Weekends were mother-free. She volunteered to work Friday, Saturday and Sunday nights, the most unpopular shift at the big old hospital that covered the poor, immigrant, working-class north of the city. She was an auxiliary nurse but we never really understood the difference between that and the real thing. She wore a beige uniform and a little upside-down watch. She wore man-like lace-up shoes and always smelt of disinfectant when she came home in the morning, ashen-faced sometimes at what she had seen.

‘A little thing was born last night,’ she would say and then whisper, ‘hardly a baby at all.’

We winkled the details out of her – the missing limbs, the extra limbs, the strangeness. But it became too terrible when she described the mothers’ pain, the wailing and endless agonies of labour, so we would wander away from her mid-sentence to the television or garden.

She was a little Irish woman built for rabid industriousness. It suited her personality – hefting patients, straightening sheets, scrubbing, cleaning and making things right. She’d walk through the door at breakfast time and start the washing-up, telling us about her night’s work and casually drop in phrases like ‘bed pans’, ‘fifteen stitches’, ‘rectal tear’ and ‘bloody sanitary pads’ and we, teenage girls, would gag and shudder.

With Christmas came a bumper crop of chocolates and biscuits, and there were year-round flowers and thank you cards from the mothers who made a special trip back to the ward to thank her specially, bringing the swaddled infant and grinning father. She loved to be needed and was a sucker for a bit of praise. She would talk about bathing newborns, cradling the precious head in the palm of her hand, the first cry, her eyes wide and still marvelling at the miracle and beauty of new life.

The African ward sister was worshipped. It was ‘Sister Abuoa this’ and ‘Sister Abuoa that’. We imagined a stern, unsmiling headmistress, all tough compassion, cutting through protocol when needed, sticking to it like a barnacle when it was the right thing to do. It was my mother’s deepest regret that she would never be a proper midwife, with the whole of the birth, the child’s and the mother’s life under her care and control.

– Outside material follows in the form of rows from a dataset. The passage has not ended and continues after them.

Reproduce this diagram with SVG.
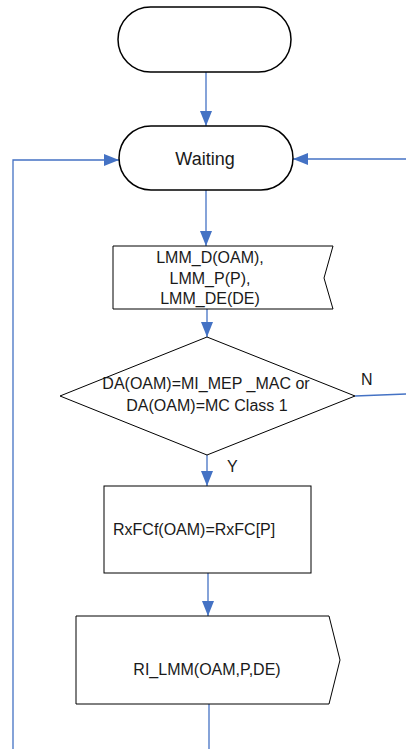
<svg xmlns="http://www.w3.org/2000/svg" width="406" height="749" viewBox="0 0 406 749">
<style>
.term{fill:#fff;stroke:#000;stroke-width:1.5}
.shape{fill:#fff;stroke:#000;stroke-width:1}
.conn{fill:none;stroke:#4472C4;stroke-width:1.3}
text{font-family:"Liberation Sans",Arial,sans-serif;font-size:16px;fill:#1a1a1a}
.c{text-anchor:middle}
</style>
<defs>
<marker id="ah" markerUnits="userSpaceOnUse" markerWidth="15" markerHeight="12" refX="15" refY="6" orient="auto">
<path d="M0,0 L15,6 L0,12 z" fill="#4472C4"/>
</marker>
</defs>
<g id="connectors">
<line class="conn" x1="206" y1="72" x2="206" y2="126" marker-end="url(#ah)"/>
<line class="conn" x1="206" y1="190" x2="206" y2="246" marker-end="url(#ah)"/>
<line class="conn" x1="207" y1="309" x2="207" y2="337" marker-end="url(#ah)"/>
<line class="conn" x1="207" y1="455" x2="207" y2="486" marker-end="url(#ah)"/>
<line class="conn" x1="208" y1="573" x2="208" y2="616" marker-end="url(#ah)"/>
<line class="conn" x1="209" y1="704" x2="209" y2="749"/>
<polyline class="conn" points="13,749 13,160 119,160" marker-end="url(#ah)"/>
<line class="conn" x1="406" y1="159" x2="293" y2="159" marker-end="url(#ah)"/>
<line class="conn" x1="355" y1="396" x2="406" y2="394"/>
</g>
<g id="start">
<rect class="term" x="118" y="7" width="173" height="65" rx="32.5"/>
</g>
<g id="waiting">
<rect class="term" x="119" y="126" width="174" height="64" rx="32"/>
<text class="c" x="205" y="165" style="font-size:18px">Waiting</text>
</g>
<g id="receive">
<polygon class="shape" points="113,246 333,246 324,278 333,309 113,309"/>
<text class="c" x="210" y="263">LMM_D(OAM),</text>
<text class="c" x="210" y="284">LMM_P(P),</text>
<text class="c" x="210" y="304">LMM_DE(DE)</text>
</g>
<g id="decision">
<polygon class="shape" points="207,337 355,396 207,455 60,396"/>
<text class="c" x="206" y="389">DA(OAM)=MI_MEP _MAC or</text>
<text class="c" x="207" y="411">DA(OAM)=MC Class 1</text>
<text x="361" y="385">N</text>
<text x="227" y="472">Y</text>
</g>
<g id="assign">
<rect class="shape" x="104" y="486" width="207" height="87"/>
<text x="113" y="535">RxFCf(OAM)=RxFC[P]</text>
</g>
<g id="send">
<polygon class="shape" points="76,616 329,616 340,660 329,704 76,704"/>
<text class="c" x="207" y="675">RI_LMM(OAM,P,DE)</text>
</g>
</svg>
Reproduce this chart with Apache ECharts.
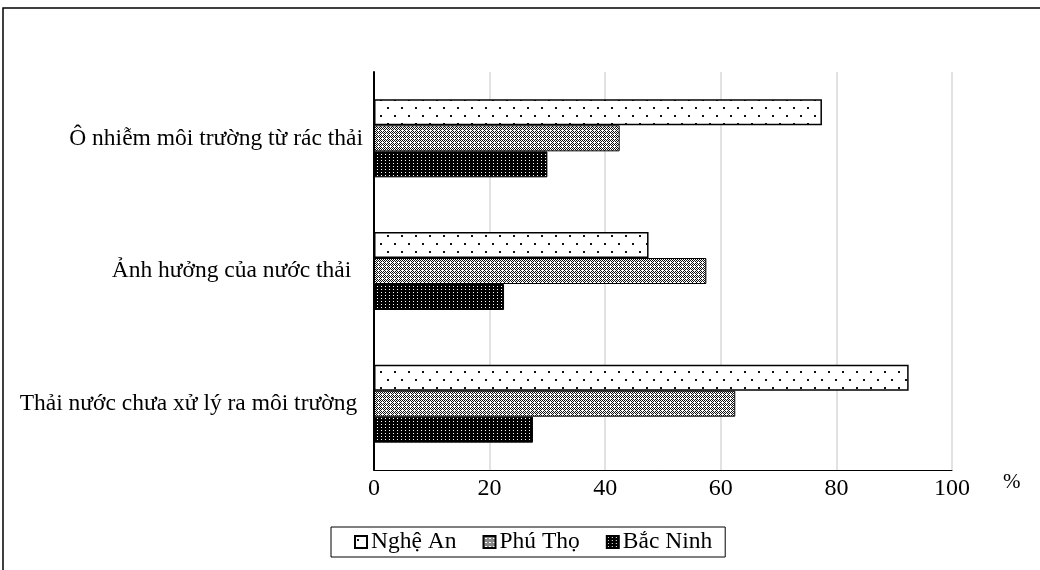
<!DOCTYPE html>
<html>
<head>
<meta charset="utf-8">
<script src="https://cdn.jsdelivr.net/npm/echarts@6/dist/echarts.min.js"></script>
<style>
html,body{margin:0;padding:0;background:#fff;}
#chart{width:1040px;height:570px;}
</style>
</head>
<body>
<div id="chart"></div>
<script>
const categories = ["Ô nhiễm môi trường từ rác thải", "Ảnh hưởng của nước thải  ", "Thải nước chưa xử lý ra môi trường "];
const seriesNames = ["Nghệ An", "Phú Thọ", "Bắc Ninh"];
const ngheAn = [77.5, 47.5, 92.5];
const phuTho = [42.5, 57.5, 62.5];
const bacNinh = [30, 22.5, 27.5];
const xTicks = [0, 20, 40, 60, 80, 100];

function makePattern(w, h, draw) {
  const c = document.createElement('canvas');
  c.width = w; c.height = h;
  const ctx = c.getContext('2d');
  draw(ctx);
  return { image: c, repeat: 'repeat' };
}
const patDots = makePattern(14, 16, ctx => {
  ctx.fillStyle = '#fff'; ctx.fillRect(0, 0, 14, 16);
  ctx.fillStyle = '#111';
  ctx.fillRect(2, 3, 2, 2);
  ctx.fillRect(9, 11, 2, 2);
});
const patChecker = makePattern(4, 4, ctx => {
  ctx.fillStyle = '#fff'; ctx.fillRect(0, 0, 4, 4);
  ctx.fillStyle = '#111';
  const px = [[0,0],[2,0],[1,1],[3,1],[0,2],[1,3],[3,3]];
  px.forEach(p => ctx.fillRect(p[0], p[1], 1, 1));
});
const patDark = makePattern(4, 3, ctx => {
  ctx.fillStyle = '#000'; ctx.fillRect(0, 0, 4, 3);
  ctx.fillStyle = '#fff';
  ctx.fillRect(1, 1, 1, 1);
});

const font = '"Liberation Serif", "Times New Roman", serif';
const chart = echarts.init(document.getElementById('chart'));
const mk = (name, data, pat, bw) => ({
  name, type: 'bar', data, barWidth: 26, barGap: '0%',
  itemStyle: { color: pat, borderColor: '#000', borderWidth: bw },
  emphasis: { disabled: true }
});
chart.setOption({
  animation: false,
  backgroundColor: '#fff',
  textStyle: { fontFamily: font, color: '#000' },
  graphic: [{
    type: 'rect', shape: { x: 3, y: 8, width: 1100, height: 620 },
    style: { fill: 'none', stroke: '#000', lineWidth: 1.5 }, silent: true
  }],
  grid: { left: 374, right: 88, top: 72, bottom: 100, containLabel: false },
  xAxis: {
    type: 'value', min: 0, max: 100, interval: 20,
    name: '%', nameLocation: 'end', nameGap: 51,
    nameTextStyle: { fontFamily: font, fontSize: 21, color: '#000', verticalAlign: 'top', padding: [2, 0, 0, 0] },
    axisLine: { show: true, lineStyle: { color: '#000', width: 1 } },
    axisTick: { show: false },
    axisLabel: { fontFamily: font, fontSize: 24, color: '#000', margin: 7,
      formatter: v => xTicks.includes(v) ? String(v) : '' },
    splitLine: { show: true, lineStyle: { color: '#d9d9d9', width: 1.5 } }
  },
  yAxis: {
    type: 'category', data: categories, inverse: true,
    axisLine: { show: true, lineStyle: { color: '#000', width: 2 } },
    axisTick: { show: false },
    axisLabel: { fontFamily: font, fontSize: 23.5, color: '#000', margin: 11 }
  },
  legend: {
    data: seriesNames, left: 331, top: 527,
    orient: 'horizontal',
    itemWidth: 12, itemHeight: 12, itemGap: 26,
    icon: 'rect',
    borderColor: '#000', borderWidth: 1,
    padding: [3, 13, 3, 23],
    textStyle: { fontFamily: font, fontSize: 23.5, color: '#000', padding: [0, 0, 0, -1] }
  },
  series: [
    mk(seriesNames[0], ngheAn, patDots, 1.5),
    mk(seriesNames[1], phuTho, patChecker, 1),
    mk(seriesNames[2], bacNinh, patDark, 1)
  ]
});
</script>
</body>
</html>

She always took it hard when babies were born dead. She had lost a couple herself between the two of us, siblings we never knew about so never missed. Sister Abuoa would send my mother off to the canteen or staff room after the terrible job was done, and just once she sent her home.

We were sitting in the kitchen with tea and toast when she opened the door. She had a big bag of shopping so we took that as the reason she slumped in a chair, exhausted and red-eyed. We paid her no attention.

‘I’ve been walking around since four o’clock in the morning,’ she said. We looked at one another. She spoke from somewhere far away, still in her thick coat and woolly hat, her square hands knitted together on her lap. ‘I had to wait for the market to open.’

She got up suddenly and looked around the kitchen like she was seeing it for the first time. ‘I’ll start the dinner,’ she said. ‘Then I’m off for a sleep. You two can tidy this kitchen.’

We sat where we were, me reading an old magazine that told me how best to pluck my eyebrows and my sister half asleep, unfurling her black hair from big sponge rollers.

My mother threw her hat and coat on a chair, tipped the vegetables out of the bag and started peeling the potatoes, cleaving them in half and dropping them into a saucepan of cold water. It was our job to put the dinner on late afternoon so it was ready when she woke up, before she went back to work.

I don’t know what made me look up. She gasped, I think. She was staring at the chicken she had bought. She turned it over, front then back, and put one hand tenderly on its breast. She stayed like that for a moment. Then she stuck her other hand in, wrist-deep, right up to the neck, and grabbed something. I heard the suction as she pulled it out. It was the heart. The tiny heart.

She turned and looked at me. ‘We did everything we could,’ she said. ‘No one could have done more,’ she whispered.

‘Yes, Mum,’ I said.

‘You never forget,’ she said. ‘That’s part of the job. Being there and remembering.’

She rinsed her hands and wiped her face with the tea towel. She wrapped the chicken back in the newspaper and put it in the fridge.